_Request_: Give the data again exactly as written, skipping any pictures.

_Raw data_:
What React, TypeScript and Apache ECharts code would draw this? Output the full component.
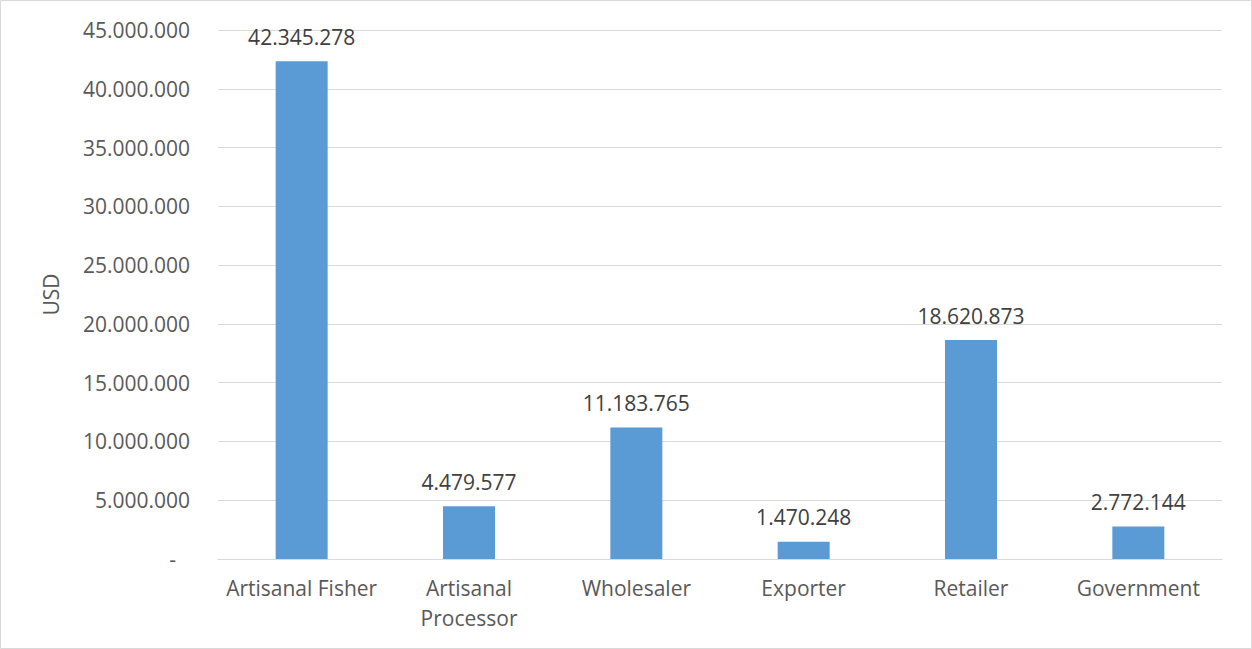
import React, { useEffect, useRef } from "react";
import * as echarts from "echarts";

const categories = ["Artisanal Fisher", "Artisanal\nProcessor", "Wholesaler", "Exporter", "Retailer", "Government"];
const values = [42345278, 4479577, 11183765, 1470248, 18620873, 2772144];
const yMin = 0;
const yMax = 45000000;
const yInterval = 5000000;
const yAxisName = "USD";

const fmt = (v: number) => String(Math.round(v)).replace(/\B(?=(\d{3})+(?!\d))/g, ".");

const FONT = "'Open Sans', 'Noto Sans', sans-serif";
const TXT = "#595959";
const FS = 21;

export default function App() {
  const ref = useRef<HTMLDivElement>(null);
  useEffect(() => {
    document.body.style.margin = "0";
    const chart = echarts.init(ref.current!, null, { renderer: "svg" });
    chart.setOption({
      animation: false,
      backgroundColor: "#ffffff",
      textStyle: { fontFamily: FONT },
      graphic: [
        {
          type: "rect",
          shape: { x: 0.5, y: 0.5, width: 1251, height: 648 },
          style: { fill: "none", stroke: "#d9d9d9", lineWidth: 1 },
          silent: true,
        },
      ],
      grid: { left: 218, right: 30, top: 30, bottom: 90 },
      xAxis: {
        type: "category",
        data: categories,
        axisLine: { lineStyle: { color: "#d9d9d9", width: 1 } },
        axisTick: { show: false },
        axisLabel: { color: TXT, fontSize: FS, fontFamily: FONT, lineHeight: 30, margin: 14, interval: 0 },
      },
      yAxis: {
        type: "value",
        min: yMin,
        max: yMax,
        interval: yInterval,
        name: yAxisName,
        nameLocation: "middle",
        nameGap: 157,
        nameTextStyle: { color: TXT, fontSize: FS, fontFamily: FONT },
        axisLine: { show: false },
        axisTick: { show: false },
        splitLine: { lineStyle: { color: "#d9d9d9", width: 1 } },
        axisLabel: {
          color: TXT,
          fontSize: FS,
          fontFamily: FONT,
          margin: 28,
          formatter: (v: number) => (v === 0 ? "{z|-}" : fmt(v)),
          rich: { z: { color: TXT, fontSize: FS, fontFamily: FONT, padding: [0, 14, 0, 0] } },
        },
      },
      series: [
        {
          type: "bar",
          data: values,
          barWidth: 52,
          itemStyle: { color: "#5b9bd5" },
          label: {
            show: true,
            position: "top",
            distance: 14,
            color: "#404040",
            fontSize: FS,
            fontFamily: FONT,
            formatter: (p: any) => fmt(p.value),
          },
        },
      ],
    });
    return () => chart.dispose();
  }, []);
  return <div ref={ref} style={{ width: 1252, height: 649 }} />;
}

_Answer to the problem_:
What React, TypeScript and Apache ECharts code would draw this? Output the full component.
import React, { useEffect, useRef } from "react";
import * as echarts from "echarts";

const categories = ["Artisanal Fisher", "Artisanal\nProcessor", "Wholesaler", "Exporter", "Retailer", "Government"];
const values = [42345278, 4479577, 11183765, 1470248, 18620873, 2772144];
const yMin = 0;
const yMax = 45000000;
const yInterval = 5000000;
const yAxisName = "USD";

const fmt = (v: number) => String(Math.round(v)).replace(/\B(?=(\d{3})+(?!\d))/g, ".");

const FONT = "'Open Sans', 'Noto Sans', sans-serif";
const TXT = "#595959";
const FS = 21;

export default function App() {
  const ref = useRef<HTMLDivElement>(null);
  useEffect(() => {
    document.body.style.margin = "0";
    const chart = echarts.init(ref.current!, null, { renderer: "svg" });
    chart.setOption({
      animation: false,
      backgroundColor: "#ffffff",
      textStyle: { fontFamily: FONT },
      graphic: [
        {
          type: "rect",
          shape: { x: 0.5, y: 0.5, width: 1251, height: 648 },
          style: { fill: "none", stroke: "#d9d9d9", lineWidth: 1 },
          silent: true,
        },
      ],
      grid: { left: 218, right: 30, top: 30, bottom: 90 },
      xAxis: {
        type: "category",
        data: categories,
        axisLine: { lineStyle: { color: "#d9d9d9", width: 1 } },
        axisTick: { show: false },
        axisLabel: { color: TXT, fontSize: FS, fontFamily: FONT, lineHeight: 30, margin: 14, interval: 0 },
      },
      yAxis: {
        type: "value",
        min: yMin,
        max: yMax,
        interval: yInterval,
        name: yAxisName,
        nameLocation: "middle",
        nameGap: 157,
        nameTextStyle: { color: TXT, fontSize: FS, fontFamily: FONT },
        axisLine: { show: false },
        axisTick: { show: false },
        splitLine: { lineStyle: { color: "#d9d9d9", width: 1 } },
        axisLabel: {
          color: TXT,
          fontSize: FS,
          fontFamily: FONT,
          margin: 28,
          formatter: (v: number) => (v === 0 ? "{z|-}" : fmt(v)),
          rich: { z: { color: TXT, fontSize: FS, fontFamily: FONT, padding: [0, 14, 0, 0] } },
        },
      },
      series: [
        {
          type: "bar",
          data: values,
          barWidth: 52,
          itemStyle: { color: "#5b9bd5" },
          label: {
            show: true,
            position: "top",
            distance: 14,
            color: "#404040",
            fontSize: FS,
            fontFamily: FONT,
            formatter: (p: any) => fmt(p.value),
          },
        },
      ],
    });
    return () => chart.dispose();
  }, []);
  return <div ref={ref} style={{ width: 1252, height: 649 }} />;
}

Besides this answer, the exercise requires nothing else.